═════ Dataset section

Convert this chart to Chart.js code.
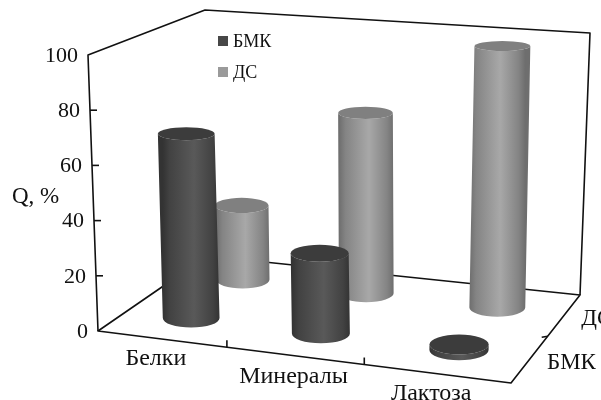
<!DOCTYPE html>
<html>
<head>
<meta charset="utf-8">
<title>Q, %</title>
<script src="https://cdn.jsdelivr.net/npm/chart.js@4/dist/chart.umd.min.js"></script>
<style>
  html, body { margin: 0; padding: 0; background: #fff; }
  canvas { display: block; }
</style>
</head>
<body>
<canvas id="chart" width="601" height="400"></canvas>
<script>
// chart data
const categories = ['Белки', 'Минералы', 'Лактоза'];
const seriesNames = ['БМК', 'ДС'];
const bmkValues = [68, 29, 2];
const dsValues = [29, 69, 98];
const valueTicks = [0, 20, 40, 60, 80, 100];

// 3d box corners on screen: front-left, front-right, back-right, back-left
const floorQuad = [[98, 331], [511, 383], [580, 295], [207, 256]];
const roofQuad = [[88, 55], [520, 89], [590, 33], [205, 10]];
const depthCenter = [0.25, 0.75];
const serifFont = '"Liberation Serif", "Times New Roman", serif';

// unit square -> quad perspective mapping
function makeHomography(q){
  const [x0,y0] = q[0], [x1,y1] = q[1], [x2,y2] = q[2], [x3,y3] = q[3];
  const dx1 = x1-x2, dx2 = x3-x2, sx = x0-x1+x2-x3;
  const dy1 = y1-y2, dy2 = y3-y2, sy = y0-y1+y2-y3;
  const den = dx1*dy2 - dx2*dy1;
  const g = (sx*dy2 - dx2*sy)/den, h = (dx1*sy - sx*dy1)/den;
  const a = x1-x0+g*x1, b = x3-x0+h*x3, d = y1-y0+g*y1, e = y3-y0+h*y3;
  return (u,v)=>{
    const w = g*u + h*v + 1;
    return [(a*u + b*v + x0)/w, (d*u + e*v + y0)/w];
  };
}
const floorAt = makeHomography(floorQuad);
const roofAt = makeHomography(roofQuad);

// u across categories, v into the depth, w up the value axis (all 0..1)
function project(u, v, w){
  const f = floorAt(u,v), r = roofAt(u,v);
  return [f[0] + (r[0]-f[0])*w, f[1] + (r[1]-f[1])*w];
}

// ellipses get rounder lower on the screen
function ellipseRy(y){ return 5 + (y-47)/60; }

function line(ctx, a, b){
  ctx.beginPath(); ctx.moveTo(a[0],a[1]); ctx.lineTo(b[0],b[1]); ctx.stroke();
}

function drawCylinder(ctx, area, bar, depthIndex, shades){
  const u = (bar.x - area.left)/area.width;
  const w = (area.bottom - bar.y)/area.height;
  const v = depthCenter[depthIndex];
  const base = project(u,v,0), top = project(u,v,w);
  const full = project(u,v,1);
  base[0] += 1.5; top[0] += 1.5;
  // narrower further back, same as the box itself
  const rx = bar.width/2 * (base[1]-full[1])/area.height;
  const ryTop = ellipseRy(top[1]), ryBase = ellipseRy(base[1]);

  const grad = ctx.createLinearGradient(base[0]-rx, 0, base[0]+rx, 0);
  grad.addColorStop(0, shades.edge);
  grad.addColorStop(0.12, shades.edgeIn);
  grad.addColorStop(0.55, shades.mid);
  grad.addColorStop(0.88, shades.edgeIn);
  grad.addColorStop(1, shades.edge);

  ctx.save();
  ctx.beginPath();
  ctx.moveTo(top[0]-rx, top[1]);
  ctx.lineTo(base[0]-rx, base[1]);
  ctx.ellipse(base[0], base[1], rx, ryBase, 0, Math.PI, 0, true);
  ctx.lineTo(top[0]+rx, top[1]);
  ctx.ellipse(top[0], top[1], rx, ryTop, 0, 0, Math.PI, false);
  ctx.closePath();
  ctx.fillStyle = grad;
  ctx.fill();
  ctx.beginPath();
  ctx.ellipse(top[0], top[1], rx, ryTop, 0, 0, Math.PI*2);
  ctx.fillStyle = shades.cap;
  ctx.fill();
  ctx.restore();
}

const shadeSets = [
  { edge:'#333333', edgeIn:'#424242', mid:'#595959', cap:'#3c3c3c' },
  { edge:'#6e6e6e', edgeIn:'#848484', mid:'#a8a8a8', cap:'#808080' }
];

// bars laid out by the normal bar controller, painted as cylinders
class CylinderController extends Chart.BarController {
  draw(){
    const ctx = this.chart.ctx, area = this.chart.chartArea;
    this._cachedMeta.data.forEach(bar=>{
      drawCylinder(ctx, area, bar, this.index, shadeSets[this.index]);
    });
  }
}
CylinderController.id = 'cylinder';
CylinderController.defaults = Chart.BarController.defaults;
CylinderController.overrides = Chart.BarController.overrides;
Chart.register(CylinderController);

// frame, ticks and labels in the skewed box
const boxPlugin = {
  id: 'box3d',
  beforeDatasetsDraw(chart){
    const ctx = chart.ctx, yScale = chart.scales.y, xScale = chart.scales.x, area = chart.chartArea;
    const wOf = val => (area.bottom - yScale.getPixelForValue(val))/area.height;
    ctx.save();
    ctx.strokeStyle = '#111';
    ctx.lineWidth = 1.6;
    ctx.lineJoin = 'round';
    // walls
    ctx.beginPath();
    ctx.moveTo(floorQuad[0][0], floorQuad[0][1]);
    ctx.lineTo(roofQuad[0][0], roofQuad[0][1]);
    ctx.lineTo(roofQuad[3][0], roofQuad[3][1]);
    ctx.lineTo(roofQuad[2][0], roofQuad[2][1]);
    ctx.lineTo(floorQuad[2][0], floorQuad[2][1]);
    ctx.stroke();
    // floor
    ctx.beginPath();
    floorQuad.forEach((p,i)=>{ i ? ctx.lineTo(p[0],p[1]) : ctx.moveTo(p[0],p[1]); });
    ctx.closePath();
    ctx.stroke();

    ctx.fillStyle = '#111';
    ctx.textBaseline = 'middle';
    ctx.font = '22px ' + serifFont;

    // value axis
    ctx.textAlign = 'right';
    yScale.ticks.forEach(t=>{
      const p = project(0,0,wOf(t.value));
      if (t.value > 0 && t.value < 100) line(ctx, p, [p[0]+7, p[1]]);
      ctx.fillText(String(t.value), p[0]-10, p[1]+1);
    });

    // category axis: labels spaced evenly along the front edge
    ctx.textAlign = 'center';
    ctx.font = '24px ' + serifFont;
    const [fl, fr] = floorQuad;
    categories.forEach((c,i)=>{
      const u = (xScale.getPixelForValue(i) - area.left)/area.width;
      ctx.fillText(c, fl[0] + (fr[0]-fl[0])*u - 11, fl[1] + (fr[1]-fl[1])*u + 19.5);
      if (i > 0){
        const t = project(i/categories.length,0,0);
        line(ctx, t, [t[0], t[1]-7]);
      }
    });

    // depth axis
    ctx.textAlign = 'left';
    ctx.font = '23px ' + serifFont;
    seriesNames.forEach((s,i)=>{
      const p = project(1,depthCenter[i],0);
      ctx.fillText(s, p[0]+17, p[1]+4);
    });
    const dt = project(1,0.5,0);
    line(ctx, dt, [dt[0]-6, dt[1]+1]);

    // axis title
    ctx.fillText('Q, %', 12, 197);

    // legend
    ctx.font = '18px ' + serifFont;
    seriesNames.forEach((s,i)=>{
      const y = 41 + i*31;
      ctx.fillStyle = i === 0 ? '#474747' : '#9a9a9a';
      ctx.fillRect(218, y-5, 10, 10);
      ctx.fillStyle = '#111';
      ctx.fillText(s, 233, y+1);
    });
    ctx.restore();
  }
};

new Chart(document.getElementById('chart').getContext('2d'), {
  type: 'cylinder',
  data: {
    labels: categories,
    datasets: [
      { label: seriesNames[0], data: bmkValues, clip: false },
      { label: seriesNames[1], data: dsValues, clip: false }
    ]
  },
  options: {
    responsive: false,
    animation: false,
    layout: { padding: { left: 98, right: 90, top: 55, bottom: 69 } },
    categoryPercentage: 1,
    barPercentage: 0.42,
    scales: {
      x: { display: false, stacked: true },
      y: { display: false, min: 0, max: 100, afterBuildTicks(scale){ scale.ticks = valueTicks.map(v=>({ value: v })); } }
    },
    plugins: { legend: { display: false }, tooltip: { enabled: false } }
  },
  plugins: [boxPlugin]
});
</script>
</body>
</html>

══════════

## Task instructions
Copy exactly the lines running from the beginning of the listing through the line that has "const valueTicks = [0, 20, 40, 60, 80, 100];". Drop the pictures.

## The solution
Convert this chart to Chart.js code.
<!DOCTYPE html>
<html>
<head>
<meta charset="utf-8">
<title>Q, %</title>
<script src="https://cdn.jsdelivr.net/npm/chart.js@4/dist/chart.umd.min.js"></script>
<style>
  html, body { margin: 0; padding: 0; background: #fff; }
  canvas { display: block; }
</style>
</head>
<body>
<canvas id="chart" width="601" height="400"></canvas>
<script>
// chart data
const categories = ['Белки', 'Минералы', 'Лактоза'];
const seriesNames = ['БМК', 'ДС'];
const bmkValues = [68, 29, 2];
const dsValues = [29, 69, 98];
const valueTicks = [0, 20, 40, 60, 80, 100];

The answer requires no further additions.